***** Raw data

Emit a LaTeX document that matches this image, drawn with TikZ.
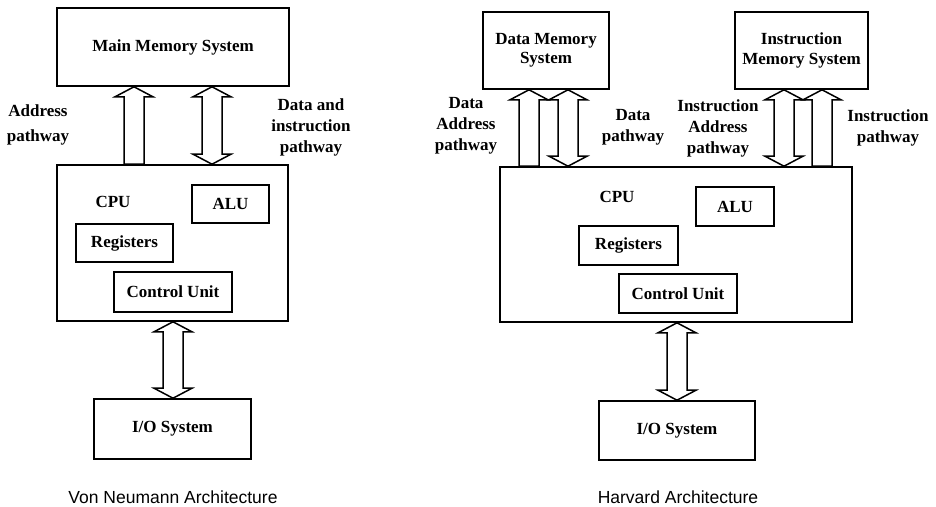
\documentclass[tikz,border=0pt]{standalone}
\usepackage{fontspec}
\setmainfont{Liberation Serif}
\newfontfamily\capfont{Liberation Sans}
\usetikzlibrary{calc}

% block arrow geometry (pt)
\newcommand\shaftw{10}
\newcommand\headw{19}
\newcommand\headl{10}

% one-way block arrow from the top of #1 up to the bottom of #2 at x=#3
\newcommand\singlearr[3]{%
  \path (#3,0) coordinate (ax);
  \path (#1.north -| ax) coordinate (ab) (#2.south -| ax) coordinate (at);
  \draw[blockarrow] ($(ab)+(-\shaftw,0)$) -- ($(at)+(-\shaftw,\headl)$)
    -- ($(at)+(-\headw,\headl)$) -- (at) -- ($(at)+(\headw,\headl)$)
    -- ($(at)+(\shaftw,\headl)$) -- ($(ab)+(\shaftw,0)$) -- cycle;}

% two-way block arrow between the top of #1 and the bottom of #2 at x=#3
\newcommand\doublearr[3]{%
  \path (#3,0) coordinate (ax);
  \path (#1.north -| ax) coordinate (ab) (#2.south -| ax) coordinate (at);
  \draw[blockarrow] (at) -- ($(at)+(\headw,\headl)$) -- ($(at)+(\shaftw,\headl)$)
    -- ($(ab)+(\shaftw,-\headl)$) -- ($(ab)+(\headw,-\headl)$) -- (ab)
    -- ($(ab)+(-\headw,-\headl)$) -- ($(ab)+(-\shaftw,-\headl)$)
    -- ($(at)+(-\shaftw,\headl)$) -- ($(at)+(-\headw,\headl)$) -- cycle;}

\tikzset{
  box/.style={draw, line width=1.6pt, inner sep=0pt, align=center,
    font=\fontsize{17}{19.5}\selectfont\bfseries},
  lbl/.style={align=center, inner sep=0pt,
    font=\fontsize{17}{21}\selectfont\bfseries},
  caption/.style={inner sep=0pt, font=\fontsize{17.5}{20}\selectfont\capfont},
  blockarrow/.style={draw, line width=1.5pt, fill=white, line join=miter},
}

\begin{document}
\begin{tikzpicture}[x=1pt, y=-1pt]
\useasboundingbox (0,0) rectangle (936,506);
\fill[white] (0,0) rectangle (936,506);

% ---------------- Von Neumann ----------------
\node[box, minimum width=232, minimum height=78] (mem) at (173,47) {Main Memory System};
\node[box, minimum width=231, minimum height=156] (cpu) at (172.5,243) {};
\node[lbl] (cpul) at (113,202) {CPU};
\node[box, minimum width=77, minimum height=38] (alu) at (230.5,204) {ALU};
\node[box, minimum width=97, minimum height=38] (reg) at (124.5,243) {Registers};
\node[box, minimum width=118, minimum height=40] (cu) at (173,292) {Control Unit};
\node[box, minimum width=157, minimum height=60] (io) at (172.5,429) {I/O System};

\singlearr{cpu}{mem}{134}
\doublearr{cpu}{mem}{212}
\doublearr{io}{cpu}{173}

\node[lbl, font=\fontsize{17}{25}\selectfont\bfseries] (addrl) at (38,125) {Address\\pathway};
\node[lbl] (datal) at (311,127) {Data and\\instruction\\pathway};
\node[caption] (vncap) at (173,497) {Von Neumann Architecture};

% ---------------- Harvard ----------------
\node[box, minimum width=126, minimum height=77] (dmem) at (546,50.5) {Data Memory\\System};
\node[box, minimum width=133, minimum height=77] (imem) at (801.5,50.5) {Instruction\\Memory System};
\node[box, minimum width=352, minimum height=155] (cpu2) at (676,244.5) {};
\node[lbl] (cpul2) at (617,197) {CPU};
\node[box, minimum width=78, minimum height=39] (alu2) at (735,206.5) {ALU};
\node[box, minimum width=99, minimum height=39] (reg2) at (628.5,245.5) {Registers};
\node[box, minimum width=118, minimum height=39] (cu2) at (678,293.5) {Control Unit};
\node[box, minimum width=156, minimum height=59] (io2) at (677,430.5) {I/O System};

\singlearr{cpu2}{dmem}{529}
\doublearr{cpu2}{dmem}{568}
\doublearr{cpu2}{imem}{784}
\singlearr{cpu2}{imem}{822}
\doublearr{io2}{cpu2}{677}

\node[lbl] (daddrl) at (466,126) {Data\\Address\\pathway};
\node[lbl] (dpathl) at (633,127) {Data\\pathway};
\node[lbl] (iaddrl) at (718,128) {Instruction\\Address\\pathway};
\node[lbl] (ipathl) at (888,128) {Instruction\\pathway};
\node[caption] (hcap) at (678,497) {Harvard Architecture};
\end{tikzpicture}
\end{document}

**********

_Work to do_
Pictures are excluded; output everything else in the data verbatim.

_Expected answer_
Emit a LaTeX document that matches this image, drawn with TikZ.
\documentclass[tikz,border=0pt]{standalone}
\usepackage{fontspec}
\setmainfont{Liberation Serif}
\newfontfamily\capfont{Liberation Sans}
\usetikzlibrary{calc}

% block arrow geometry (pt)
\newcommand\shaftw{10}
\newcommand\headw{19}
\newcommand\headl{10}

% one-way block arrow from the top of #1 up to the bottom of #2 at x=#3
\newcommand\singlearr[3]{%
  \path (#3,0) coordinate (ax);
  \path (#1.north -| ax) coordinate (ab) (#2.south -| ax) coordinate (at);
  \draw[blockarrow] ($(ab)+(-\shaftw,0)$) -- ($(at)+(-\shaftw,\headl)$)
    -- ($(at)+(-\headw,\headl)$) -- (at) -- ($(at)+(\headw,\headl)$)
    -- ($(at)+(\shaftw,\headl)$) -- ($(ab)+(\shaftw,0)$) -- cycle;}

% two-way block arrow between the top of #1 and the bottom of #2 at x=#3
\newcommand\doublearr[3]{%
  \path (#3,0) coordinate (ax);
  \path (#1.north -| ax) coordinate (ab) (#2.south -| ax) coordinate (at);
  \draw[blockarrow] (at) -- ($(at)+(\headw,\headl)$) -- ($(at)+(\shaftw,\headl)$)
    -- ($(ab)+(\shaftw,-\headl)$) -- ($(ab)+(\headw,-\headl)$) -- (ab)
    -- ($(ab)+(-\headw,-\headl)$) -- ($(ab)+(-\shaftw,-\headl)$)
    -- ($(at)+(-\shaftw,\headl)$) -- ($(at)+(-\headw,\headl)$) -- cycle;}

\tikzset{
  box/.style={draw, line width=1.6pt, inner sep=0pt, align=center,
    font=\fontsize{17}{19.5}\selectfont\bfseries},
  lbl/.style={align=center, inner sep=0pt,
    font=\fontsize{17}{21}\selectfont\bfseries},
  caption/.style={inner sep=0pt, font=\fontsize{17.5}{20}\selectfont\capfont},
  blockarrow/.style={draw, line width=1.5pt, fill=white, line join=miter},
}

\begin{document}
\begin{tikzpicture}[x=1pt, y=-1pt]
\useasboundingbox (0,0) rectangle (936,506);
\fill[white] (0,0) rectangle (936,506);

% ---------------- Von Neumann ----------------
\node[box, minimum width=232, minimum height=78] (mem) at (173,47) {Main Memory System};
\node[box, minimum width=231, minimum height=156] (cpu) at (172.5,243) {};
\node[lbl] (cpul) at (113,202) {CPU};
\node[box, minimum width=77, minimum height=38] (alu) at (230.5,204) {ALU};
\node[box, minimum width=97, minimum height=38] (reg) at (124.5,243) {Registers};
\node[box, minimum width=118, minimum height=40] (cu) at (173,292) {Control Unit};
\node[box, minimum width=157, minimum height=60] (io) at (172.5,429) {I/O System};

\singlearr{cpu}{mem}{134}
\doublearr{cpu}{mem}{212}
\doublearr{io}{cpu}{173}

\node[lbl, font=\fontsize{17}{25}\selectfont\bfseries] (addrl) at (38,125) {Address\\pathway};
\node[lbl] (datal) at (311,127) {Data and\\instruction\\pathway};
\node[caption] (vncap) at (173,497) {Von Neumann Architecture};

% ---------------- Harvard ----------------
\node[box, minimum width=126, minimum height=77] (dmem) at (546,50.5) {Data Memory\\System};
\node[box, minimum width=133, minimum height=77] (imem) at (801.5,50.5) {Instruction\\Memory System};
\node[box, minimum width=352, minimum height=155] (cpu2) at (676,244.5) {};
\node[lbl] (cpul2) at (617,197) {CPU};
\node[box, minimum width=78, minimum height=39] (alu2) at (735,206.5) {ALU};
\node[box, minimum width=99, minimum height=39] (reg2) at (628.5,245.5) {Registers};
\node[box, minimum width=118, minimum height=39] (cu2) at (678,293.5) {Control Unit};
\node[box, minimum width=156, minimum height=59] (io2) at (677,430.5) {I/O System};

\singlearr{cpu2}{dmem}{529}
\doublearr{cpu2}{dmem}{568}
\doublearr{cpu2}{imem}{784}
\singlearr{cpu2}{imem}{822}
\doublearr{io2}{cpu2}{677}

\node[lbl] (daddrl) at (466,126) {Data\\Address\\pathway};
\node[lbl] (dpathl) at (633,127) {Data\\pathway};
\node[lbl] (iaddrl) at (718,128) {Instruction\\Address\\pathway};
\node[lbl] (ipathl) at (888,128) {Instruction\\pathway};
\node[caption] (hcap) at (678,497) {Harvard Architecture};
\end{tikzpicture}
\end{document}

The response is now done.